What are you selling? The answer isn’t “everything”.
Who are you selling to? The answer can’t be “everyone”.
Where are you selling? The answer can’t be “everywhere”.
As a Founder in a new venture, you can’t solve a problem that big. Selling everyone everything everywhere is too complex for you (or anyone) to manage.
So, you make choices. In other words, you impose constraints.
“We will sell this thing, to these people, in this sales channel.”
Ahh…now you have a problem that starts to cast off some complexity and become merely complicated…or even simple.
“We will sell umbrellas, to business women, on the street when it’s raining.”
A super-simple problem with some obvious solutions.
…but maybe not the biggest revenue generator you can imagine.

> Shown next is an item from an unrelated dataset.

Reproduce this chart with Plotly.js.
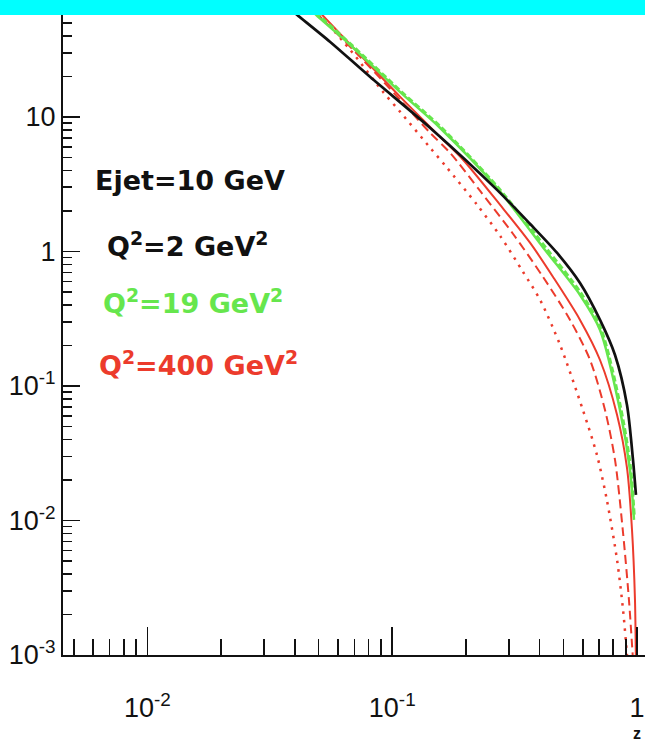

When Founders use this powerful constraint-imposing tool, they trade complexity for revenue potential. Once you can solve this simple problem, you can start adding complications and complexity back in. You can decide to solve other, bigger, more profitable problems.
No one else in an organization can wield this power. It’s yours. Use it wisely.
The decisions a Founder has to make are simultaneously varied, impactful, frustrating, and invigorating. Simply copying the management techniques that work for established businesses often isn’t the best solution. Being a Founder is its own trade with skills unique to those who practice it. The first step in growing your Founder skills is understanding where conventional wisdom ends and your personal journey begins.